Milkor has been pursuing a contract for its vessel in the Middle East since the MN Centurion was officially launched in September 2018. The company is also pursuing export opportunities in Asia, Latin America and Africa.

The MN Centurion is ready for production now that it has completed sea trials. The trials compromised of the vessel traveling from Richards Bay to Simons Town in late October/early November, racing the Milkor 4×4 armoured personnel carrier.

Milkor said the vessel was pushed to its limit, encountering sea states with swells of four to eight feet high and the crew intentionally buried the nose in waves coming into St Francis Bay harbour to see how it would handle. The boat averaged speeds of 25 to 30 knots in sea states 3 and 4 (up to eight foot swells) and 30 to 40 knots in sea states 1 and 2 (up to one foot swells). A top speed of 47 knots was achieved.

The 12 metre long MN Centurion was first put into the water in mid-2018, with testing done on the Vaal dam. These tests showed the twin-hulled hydrofoil vessel exceeded Milkor’s expectations on the performance side.

The MN Centurion is a stepped hull hydrofoil-supported catamaran, whose design gives it an exceptionally high top speed of around 47 knots, and greatly improved fuel efficiency compared to conventional vessels. Both outboard and inboard engines are offered, with more powerful inboard engines able to deliver even greater speeds.

The vessel’s fibre-reinforced composite frame and built-in counter-radar material gives it a stealth capability. The hull design allows high speed as well as stability and fuel economy – maximum range is between 600 to 1000 nautical miles with an endurance of 5 days at a surveillance patrol speed of 7 knots. Fuel capacity is 3 000 kg.

Milkor said the 10 ton displacement MN Centurion has been designed and configured for multi-role operations, and is ideally suited for long endurance missions.
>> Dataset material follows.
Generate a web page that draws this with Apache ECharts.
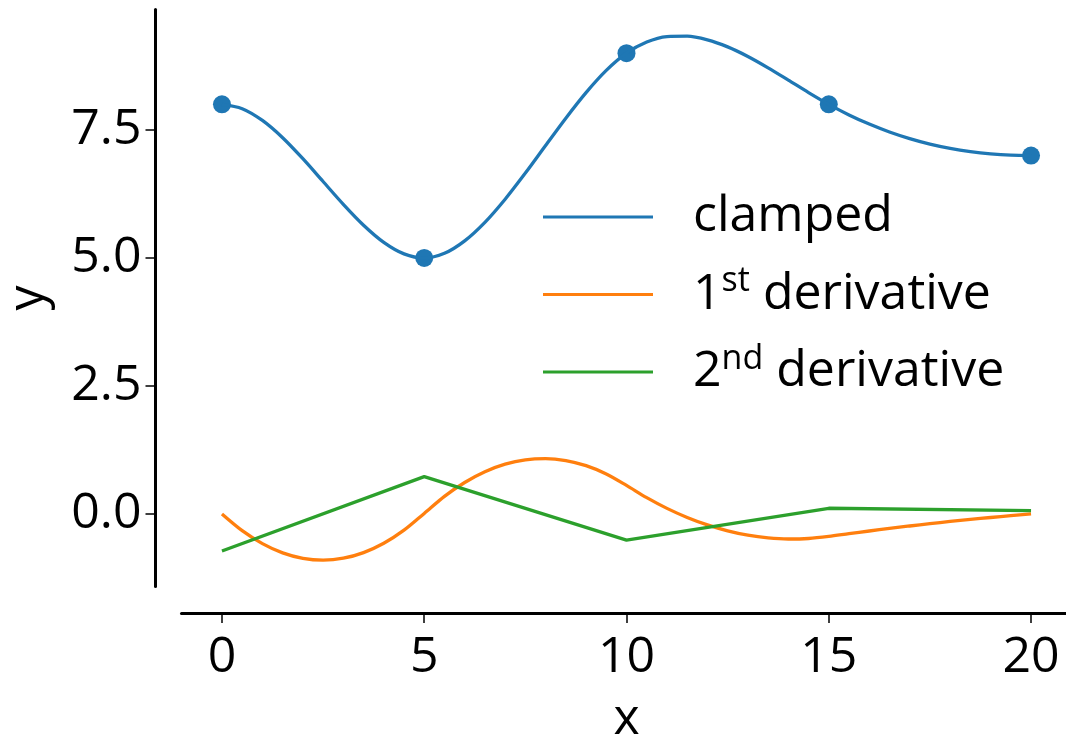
<!DOCTYPE html>
<html>
<head>
<meta charset="utf-8">
<script src="https://cdn.jsdelivr.net/npm/echarts@6/dist/echarts.min.js"></script>
<style>html,body{margin:0;padding:0;background:#fff}#c{width:1066px;height:736px}</style>
</head>
<body>
<div id="c"></div>
<script>
// x sample positions (step 0.5)
var xs = [0,0.5,1,1.5,2,2.5,3,3.5,4,4.5,5,5.5,6,6.5,7,7.5,8,8.5,9,9.5,10,10.5,11,11.5,12,12.5,13,13.5,14,14.5,15,15.5,16,16.5,17,17.5,18,18.5,19,19.5,20];
// clamped spline values
var clamped = [8.000,7.916,7.686,7.349,6.939,6.493,6.048,5.640,5.305,5.080,5.000,
               5.091,5.334,5.696,6.148,6.658,7.196,7.730,8.229,8.663,9.000,
               9.217,9.323,9.332,9.260,9.123,8.936,8.714,8.474,8.231,8.000,
               7.794,7.615,7.461,7.332,7.225,7.141,7.078,7.034,7.008,7.000];
// first derivative
var deriv1 = [0.000,-0.326,-0.579,-0.760,-0.867,-0.903,-0.865,-0.755,-0.573,-0.317,0.011,
              0.344,0.615,0.825,0.972,1.058,1.082,1.043,0.943,0.781,0.557,
              0.318,0.109,-0.068,-0.214,-0.329,-0.414,-0.467,-0.489,-0.479,-0.439,
              -0.385,-0.333,-0.283,-0.235,-0.190,-0.147,-0.107,-0.069,-0.033,0.000];
// knots
var knotX = [0,5,10,15,20];
var knotY = [8,5,9,8,7];
// second derivative at knots
var deriv2 = [-0.724,0.729,-0.510,0.111,0.064];
// ticks
var xTicks = [0,5,10,15,20];
var yTicks = [0,2.5,5,7.5];
var seriesNames = ['clamped','1st derivative','2nd derivative'];

var FONT = 'Open Sans';
function pairs(a,b){ return a.map(function(v,i){ return [v,b[i]]; }); }

var chart = echarts.init(document.getElementById('c'), null, {renderer:'canvas'});
chart.setOption({
  animation:false,
  backgroundColor:'#ffffff',
  grid:{left:181.5, top:9.6, width:890, height:576.8, containLabel:false, outerBoundsMode:'none'},
  xAxis:{
    type:'value', min:-1, max:21, offset:26.5,
    name:'x', nameLocation:'middle', nameGap:82,
    nameTextStyle:{fontFamily:FONT, fontSize:50, color:'#000'},
    axisLine:{show:true, onZero:false, lineStyle:{color:'#000', width:3}},
    axisTick:{show:true, length:10, lineStyle:{color:'#000', width:1.5}, customValues:xTicks},
    axisLabel:{fontFamily:FONT, fontSize:50, color:'#000', margin:20, customValues:xTicks,
      formatter:function(v){return String(v);}},
    splitLine:{show:false}
  },
  yAxis:{
    type:'value', min:-1.415, max:9.851, offset:26,
    name:'y', nameLocation:'middle', nameGap:102,
    nameTextStyle:{fontFamily:FONT, fontSize:50, color:'#000'},
    axisLine:{show:true, onZero:false, lineStyle:{color:'#000', width:3}},
    axisTick:{show:true, length:10, lineStyle:{color:'#000', width:1.5}, customValues:yTicks},
    axisLabel:{fontFamily:FONT, fontSize:50, color:'#000', margin:14, customValues:yTicks,
      formatter:function(v){return v.toFixed(1);}},
    splitLine:{show:false}
  },
  legend:{
    data:seriesNames,
    orient:'vertical', left:543, top:192, padding:0,
    icon:'rect', itemWidth:110, itemHeight:3, itemGap:22.5,
    textStyle:{fontFamily:FONT, fontSize:50, color:'#000', padding:[0,0,0,35],
      rich:{
        m:{fontFamily:FONT, fontSize:50, lineHeight:60, color:'#000'},
        s:{fontFamily:FONT, fontSize:34, lineHeight:30, verticalAlign:'top', color:'#000'}
      }},
    formatter:function(n){
      if(n==='1st derivative') return '{m|1}{s|st}{m| derivative}';
      if(n==='2nd derivative') return '{m|2}{s|nd}{m| derivative}';
      return '{m|'+n+'}';
    }
  },
  series:[
    {name:'clamped', type:'line', data:pairs(xs,clamped), smooth:0.3, symbol:'none',
     lineStyle:{color:'#1f77b4', width:3.3}, itemStyle:{color:'#1f77b4'}},
    {name:'knots', type:'scatter', data:pairs(knotX,knotY), symbolSize:18,
     itemStyle:{color:'#1f77b4', opacity:1}},
    {name:'1st derivative', type:'line', data:pairs(xs,deriv1), smooth:0.3, symbol:'none',
     lineStyle:{color:'#ff7f0e', width:3.3}, itemStyle:{color:'#ff7f0e'}},
    {name:'2nd derivative', type:'line', data:pairs(knotX,deriv2), symbol:'none',
     lineStyle:{color:'#2ca02c', width:3.3}, itemStyle:{color:'#2ca02c'}}
  ]
});
</script>
</body>
</html>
The command and control bridge can be ballistically-protected and air conditioned, able to house the crew in safety and comfort (there are two hot-bunking sleeping berths). Milkor said the high-speed interceptor craft houses an array of surveillance equipment, communications equipment and weapons systems giving it a full spectrum of capabilities for any inshore or offshore operation.

The cabin is totally separate from the hull and is on an air suspension with shock absorbers to reduce the slamming forces in rough seas and effectively negate it. This also means better accuracy for the remotely operated weapon station on the cabin roof. The vessel is compatible with a 12.7 mm machinegun, a 40 mm grenade launcher and could also accept a 20 mm cannon and a missile system on the aft deck.

The vessel features a configurable aft deck space which can be used for personnel transport and the vessel can be configured to operate as an unmanned surface vehicle (USV).

The MN Centurion has been designed for a variety of applications, including surveillance, patrol, counter-piracy and asset protection, and is aimed at coast guards, navies, police and other security operators.

Although the first MN Centurion is 12 metres long, it can be shrunken down to seven metres or scaled up to 30 metres in length.